Quote:
Originally Posted by Tex2002ans
No. If you take a closer look, it's extremely likely to be:
- Missing all formatting information.
- All the italics, bold, etc. So you'll only get the raw plaintext itself.
- + Many paragraph breaks, especially if they cross pages.
- An OCR that happened automatically, full of typos/errors.
|
I'm not sure I agree with these generalisations. Admittedly it is a long time (10+ years) since I made a concerted effort to "convert" my own (relatively few) PDFs to good HTML but I was finally able to do it without losing italics/bold, headings and scenebreaks. Maybe I was just lucky but the text layer in my PDFs was excellent, i.e. no indication the the text was the result of auto-OCR.
However, the effort involved was huge and the best partial solution I could come up with was to create a series of self-programmed interactive "assistant" utilities to semi-automate the process. Most PDFs I converted introduced some kind of new challenge that I hadn't seen previously.
Having experienced the challenges involved first-hand, my conclusion was that I don't think it's possible to create a magic one-click solution that would work for all PDFs. I didn't waste my time even trying to convert multi-column or non-fiction documents with many tables or footnotes. Too hard! Fiction novels only.

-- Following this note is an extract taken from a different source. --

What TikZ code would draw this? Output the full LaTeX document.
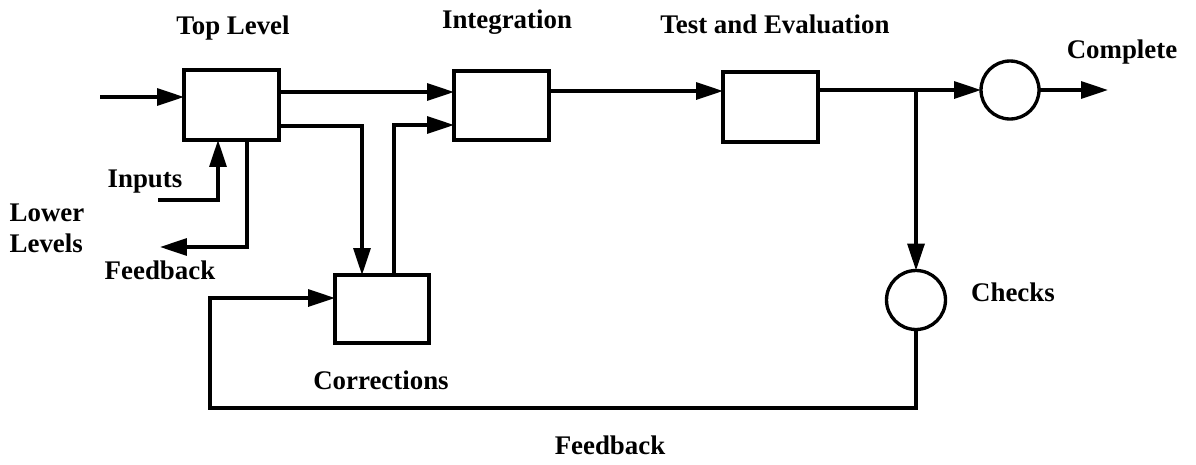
\documentclass[tikz,border=0pt]{standalone}
\usepackage{fontspec}
\setmainfont{Liberation Serif}
\usetikzlibrary{arrows.meta}
\begin{document}
\begin{tikzpicture}[x=0.02cm,y=-0.02cm,
  line width=1.9pt,
  box/.style={draw, rectangle, inner sep=0pt, outer sep=0pt},
  circ/.style={draw, circle, inner sep=0pt, outer sep=0pt},
  arr/.style={-{Triangle[length=0.54cm,width=0.34cm]}},
  lbl/.style={font=\bfseries\fontsize{15.3}{17.5}\selectfont, inner sep=0pt}]
\useasboundingbox (0,0) rectangle (1196,464);
% blocks
\node[box, minimum width=1.9cm, minimum height=1.4cm] (top) at (231.5,105) {};
\node[box, minimum width=1.9cm, minimum height=1.38cm] (integ) at (501.5,105.5) {};
\node[box, minimum width=1.9cm, minimum height=1.4cm] (test) at (770.5,107) {};
\node[box, minimum width=1.88cm, minimum height=1.36cm] (corr) at (382,309) {};
\node[circ, minimum size=1.16cm] (comp) at (1010,90) {};
\node[circ, minimum size=1.18cm] (chk) at (916,300) {};
% helper coordinates
\coordinate (inS) at (100,97);
\coordinate (y92) at (0,92);
\coordinate (y126) at (0,126);
\coordinate (x362) at (362,0);
\coordinate (x394) at (394,0);
\coordinate (y125) at (0,125);
\coordinate (y91) at (0,91);
\coordinate (br) at (916,90);
\coordinate (out) at (1108,90);
\coordinate (fbR) at (916,408);
\coordinate (fbL) at (210,408);
\coordinate (y298) at (0,298);
\coordinate (inpS) at (158,200);
\coordinate (x218) at (218,0);
\coordinate (x247) at (247,0);
\coordinate (fbE) at (160,247);
% connectors
\draw[arr] (inS) -- (inS -| top.west);
\draw[arr] (top.east |- y92) -- (integ.west |- y92);
\draw[arr] (top.east |- y126) -| (corr.north -| x362);
\draw[arr] (corr.north -| x394) |- (integ.west |- y125);
\draw[arr] (integ.east |- y91) -- (test.west |- y91);
\draw[arr] (test.east |- comp.west) -- (comp.west);
\draw[arr] (comp.east) -- (out);
\draw[arr] (br) -- (chk.north);
\draw[arr] (chk.south) -- (fbR) -- (fbL) |- (corr.west |- y298);
\draw[arr] (inpS) -| (top.south -| x218);
\draw[arr] (top.south -| x247) |- (fbE);
% labels
\node[lbl] (tTop) at (233,28) {Top Level};
\node[lbl] (tInt) at (507,22) {Integration};
\node[lbl] (tTest) at (775,24) {Test and Evaluation};
\node[lbl] (tComp) at (1122,52) {Complete};
\node[lbl] (tChk) at (1013,292) {Checks};
\node[lbl] (tInp) at (145,182) {Inputs};
\node[lbl] (tFb1) at (160,270) {Feedback};
\node[lbl, align=left, anchor=west] (tLow) at (8,228) {Lower\\Levels};
\node[lbl] (tCorr) at (381,380) {Corrections};
\node[lbl] (tFb2) at (610,445) {Feedback};
\end{tikzpicture}
\end{document}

I won't bore everyone with great detail but I found that the best method for Step 1 of the whole process was to find a utility which would extract the PDF text as an XML tree. This had the benefit of retaining a lot more info about each text snippet extracted, e.g. font used and (x,y) position on page. Unfortunately the drawback to this was that I had to create my own logic for rearranging the text snippets into correct reading order and identifying paragraph starts/ends. The font used can help identify chapter headings, italic/bold, dropcaps, small-caps. The (x,y) position can help identify correct reading order, paragraph starts, scenebreaks and those unwanted PDF headers/footers.
P.S. There's no way I would offer this as a service-for-hire unless I could pick and choose the PDFs I was prepared to tackle. It was an interesting (and bloody-minded) personal project but not something I'd want to do on a regular basis.